§ What is required:
Filter this data down to the lines that hold "with", and copy them.

Start of Material

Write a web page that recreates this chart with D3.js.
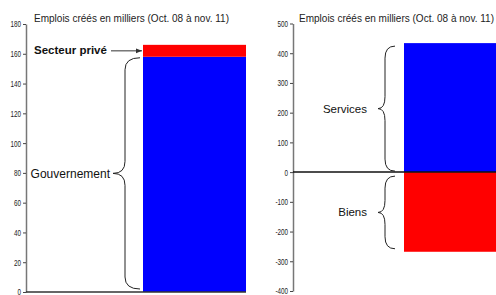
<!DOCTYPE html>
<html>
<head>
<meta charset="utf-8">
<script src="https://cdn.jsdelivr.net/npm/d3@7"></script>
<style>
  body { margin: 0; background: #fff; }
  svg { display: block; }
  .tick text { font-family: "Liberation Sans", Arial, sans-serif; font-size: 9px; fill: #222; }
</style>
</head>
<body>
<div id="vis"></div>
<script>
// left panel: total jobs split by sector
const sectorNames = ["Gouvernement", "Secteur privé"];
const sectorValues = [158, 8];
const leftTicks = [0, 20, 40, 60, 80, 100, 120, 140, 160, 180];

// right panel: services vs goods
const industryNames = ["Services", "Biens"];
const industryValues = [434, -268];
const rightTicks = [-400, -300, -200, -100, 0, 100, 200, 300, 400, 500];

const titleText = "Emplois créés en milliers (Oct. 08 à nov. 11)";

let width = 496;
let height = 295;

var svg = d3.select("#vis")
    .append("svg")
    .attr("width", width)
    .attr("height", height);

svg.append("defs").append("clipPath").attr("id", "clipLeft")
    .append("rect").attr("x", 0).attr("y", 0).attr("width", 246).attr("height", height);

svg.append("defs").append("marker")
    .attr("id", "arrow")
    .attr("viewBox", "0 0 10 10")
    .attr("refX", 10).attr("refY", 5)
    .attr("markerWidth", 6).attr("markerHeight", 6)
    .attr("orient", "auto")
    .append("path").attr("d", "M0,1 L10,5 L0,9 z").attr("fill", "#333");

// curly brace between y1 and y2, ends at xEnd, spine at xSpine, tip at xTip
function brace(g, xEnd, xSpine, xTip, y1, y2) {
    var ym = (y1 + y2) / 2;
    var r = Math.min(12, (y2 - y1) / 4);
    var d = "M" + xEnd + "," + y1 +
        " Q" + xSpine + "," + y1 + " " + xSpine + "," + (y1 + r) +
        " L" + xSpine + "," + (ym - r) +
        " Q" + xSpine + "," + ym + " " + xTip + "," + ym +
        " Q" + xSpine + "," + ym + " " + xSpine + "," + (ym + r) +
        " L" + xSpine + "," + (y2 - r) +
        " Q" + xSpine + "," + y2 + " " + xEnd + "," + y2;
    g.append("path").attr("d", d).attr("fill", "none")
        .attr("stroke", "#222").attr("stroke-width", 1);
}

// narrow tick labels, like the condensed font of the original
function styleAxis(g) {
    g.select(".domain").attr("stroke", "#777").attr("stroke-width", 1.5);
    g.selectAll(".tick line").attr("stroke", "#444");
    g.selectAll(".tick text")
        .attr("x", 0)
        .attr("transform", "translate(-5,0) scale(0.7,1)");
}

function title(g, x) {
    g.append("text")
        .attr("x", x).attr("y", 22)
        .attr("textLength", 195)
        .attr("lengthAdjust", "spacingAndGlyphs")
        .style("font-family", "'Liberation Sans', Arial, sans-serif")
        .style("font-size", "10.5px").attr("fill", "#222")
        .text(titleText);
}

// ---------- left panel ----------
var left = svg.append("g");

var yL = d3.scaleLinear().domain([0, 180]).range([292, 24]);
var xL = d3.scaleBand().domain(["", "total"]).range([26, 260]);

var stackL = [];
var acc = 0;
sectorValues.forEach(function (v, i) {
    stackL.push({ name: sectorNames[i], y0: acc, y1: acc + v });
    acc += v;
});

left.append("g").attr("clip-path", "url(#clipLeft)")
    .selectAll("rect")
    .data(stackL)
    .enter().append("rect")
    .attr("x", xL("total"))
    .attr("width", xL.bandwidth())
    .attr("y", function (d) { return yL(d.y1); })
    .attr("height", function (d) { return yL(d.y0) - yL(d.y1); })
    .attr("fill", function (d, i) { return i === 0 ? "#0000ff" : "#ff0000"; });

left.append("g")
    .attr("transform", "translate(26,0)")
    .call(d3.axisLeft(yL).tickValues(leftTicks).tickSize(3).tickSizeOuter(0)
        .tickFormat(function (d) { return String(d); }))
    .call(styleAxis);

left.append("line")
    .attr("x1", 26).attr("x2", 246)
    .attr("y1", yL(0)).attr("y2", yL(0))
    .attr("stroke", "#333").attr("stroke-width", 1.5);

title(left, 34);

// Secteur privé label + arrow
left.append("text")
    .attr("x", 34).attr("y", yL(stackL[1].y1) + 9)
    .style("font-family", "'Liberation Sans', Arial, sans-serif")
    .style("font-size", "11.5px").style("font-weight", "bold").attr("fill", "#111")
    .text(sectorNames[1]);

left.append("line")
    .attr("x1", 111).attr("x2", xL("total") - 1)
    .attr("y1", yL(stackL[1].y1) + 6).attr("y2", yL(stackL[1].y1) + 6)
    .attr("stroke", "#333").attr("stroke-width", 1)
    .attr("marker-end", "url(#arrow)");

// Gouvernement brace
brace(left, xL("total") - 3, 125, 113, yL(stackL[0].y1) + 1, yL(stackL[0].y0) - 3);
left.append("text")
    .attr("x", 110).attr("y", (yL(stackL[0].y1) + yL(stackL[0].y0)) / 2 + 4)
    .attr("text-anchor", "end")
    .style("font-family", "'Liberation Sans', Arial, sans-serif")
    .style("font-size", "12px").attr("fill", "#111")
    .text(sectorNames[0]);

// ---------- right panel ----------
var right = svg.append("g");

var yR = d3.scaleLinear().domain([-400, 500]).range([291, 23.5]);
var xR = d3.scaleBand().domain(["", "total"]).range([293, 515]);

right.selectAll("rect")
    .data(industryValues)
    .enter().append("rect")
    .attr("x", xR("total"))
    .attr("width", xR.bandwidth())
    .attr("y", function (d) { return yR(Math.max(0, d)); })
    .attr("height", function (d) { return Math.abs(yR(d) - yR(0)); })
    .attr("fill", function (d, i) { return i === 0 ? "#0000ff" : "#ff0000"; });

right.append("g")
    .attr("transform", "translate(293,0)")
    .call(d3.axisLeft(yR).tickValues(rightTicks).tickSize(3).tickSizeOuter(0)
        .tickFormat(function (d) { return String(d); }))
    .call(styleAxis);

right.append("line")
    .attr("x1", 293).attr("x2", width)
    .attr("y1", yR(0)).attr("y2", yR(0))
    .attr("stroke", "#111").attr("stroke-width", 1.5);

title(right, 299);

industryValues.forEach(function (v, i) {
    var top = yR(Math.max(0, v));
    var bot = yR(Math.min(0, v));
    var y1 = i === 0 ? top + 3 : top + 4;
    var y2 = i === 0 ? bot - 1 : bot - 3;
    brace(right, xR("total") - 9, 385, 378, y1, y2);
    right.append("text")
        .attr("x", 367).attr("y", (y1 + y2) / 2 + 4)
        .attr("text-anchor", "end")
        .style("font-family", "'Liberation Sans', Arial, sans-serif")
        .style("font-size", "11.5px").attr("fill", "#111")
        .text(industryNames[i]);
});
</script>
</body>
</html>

End of Material
Start of Material

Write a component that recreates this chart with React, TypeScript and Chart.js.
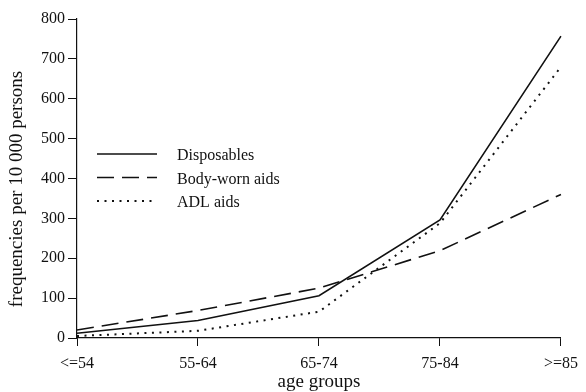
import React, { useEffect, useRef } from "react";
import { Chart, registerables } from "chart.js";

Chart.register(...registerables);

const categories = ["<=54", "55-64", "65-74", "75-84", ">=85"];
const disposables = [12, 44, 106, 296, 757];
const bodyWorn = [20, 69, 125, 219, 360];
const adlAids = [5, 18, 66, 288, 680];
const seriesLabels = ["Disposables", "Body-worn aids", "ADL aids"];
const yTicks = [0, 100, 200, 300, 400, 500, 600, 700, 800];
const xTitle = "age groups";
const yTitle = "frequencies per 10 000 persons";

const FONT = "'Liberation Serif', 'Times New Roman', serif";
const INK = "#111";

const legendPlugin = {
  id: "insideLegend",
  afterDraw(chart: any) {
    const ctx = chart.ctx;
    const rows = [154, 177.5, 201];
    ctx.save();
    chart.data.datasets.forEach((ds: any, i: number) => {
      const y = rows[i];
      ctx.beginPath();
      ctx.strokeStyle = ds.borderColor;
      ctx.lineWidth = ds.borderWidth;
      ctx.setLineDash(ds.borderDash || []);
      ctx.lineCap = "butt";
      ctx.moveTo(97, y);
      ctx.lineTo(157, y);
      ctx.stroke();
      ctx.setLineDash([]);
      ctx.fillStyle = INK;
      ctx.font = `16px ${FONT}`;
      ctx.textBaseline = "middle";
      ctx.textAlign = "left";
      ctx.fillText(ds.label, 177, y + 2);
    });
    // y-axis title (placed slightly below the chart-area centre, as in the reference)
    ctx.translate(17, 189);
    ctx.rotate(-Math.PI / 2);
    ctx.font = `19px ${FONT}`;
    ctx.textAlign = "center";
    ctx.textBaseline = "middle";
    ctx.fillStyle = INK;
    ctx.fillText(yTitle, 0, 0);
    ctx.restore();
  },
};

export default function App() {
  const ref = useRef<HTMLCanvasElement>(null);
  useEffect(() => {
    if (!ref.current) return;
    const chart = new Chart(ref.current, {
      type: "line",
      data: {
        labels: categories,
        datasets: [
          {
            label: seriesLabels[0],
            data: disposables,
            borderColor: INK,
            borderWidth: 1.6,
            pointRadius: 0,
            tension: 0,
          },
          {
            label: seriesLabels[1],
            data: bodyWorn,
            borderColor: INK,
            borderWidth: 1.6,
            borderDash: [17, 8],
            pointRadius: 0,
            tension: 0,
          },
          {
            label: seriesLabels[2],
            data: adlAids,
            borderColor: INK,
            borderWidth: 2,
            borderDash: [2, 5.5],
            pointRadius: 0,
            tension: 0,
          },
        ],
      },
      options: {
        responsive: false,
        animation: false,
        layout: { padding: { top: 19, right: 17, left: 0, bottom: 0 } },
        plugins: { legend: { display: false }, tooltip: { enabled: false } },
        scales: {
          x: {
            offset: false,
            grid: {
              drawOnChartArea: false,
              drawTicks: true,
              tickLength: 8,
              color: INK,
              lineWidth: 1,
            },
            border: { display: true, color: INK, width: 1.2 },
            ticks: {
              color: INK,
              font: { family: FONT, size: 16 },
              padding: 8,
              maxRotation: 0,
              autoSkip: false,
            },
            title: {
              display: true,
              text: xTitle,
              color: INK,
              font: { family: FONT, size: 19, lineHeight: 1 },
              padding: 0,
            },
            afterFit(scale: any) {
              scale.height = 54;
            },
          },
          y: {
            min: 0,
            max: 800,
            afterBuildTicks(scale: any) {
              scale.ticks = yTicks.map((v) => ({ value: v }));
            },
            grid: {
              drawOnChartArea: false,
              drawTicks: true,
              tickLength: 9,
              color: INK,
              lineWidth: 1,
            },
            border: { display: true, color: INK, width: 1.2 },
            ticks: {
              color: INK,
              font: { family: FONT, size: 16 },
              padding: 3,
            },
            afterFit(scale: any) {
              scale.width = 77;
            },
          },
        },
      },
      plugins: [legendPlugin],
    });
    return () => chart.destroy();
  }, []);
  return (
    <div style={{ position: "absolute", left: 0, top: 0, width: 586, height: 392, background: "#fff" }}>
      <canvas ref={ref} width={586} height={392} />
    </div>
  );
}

End of Material

§ Response to the task:
Write a web page that recreates this chart with D3.js.
Write a component that recreates this chart with React, TypeScript and Chart.js.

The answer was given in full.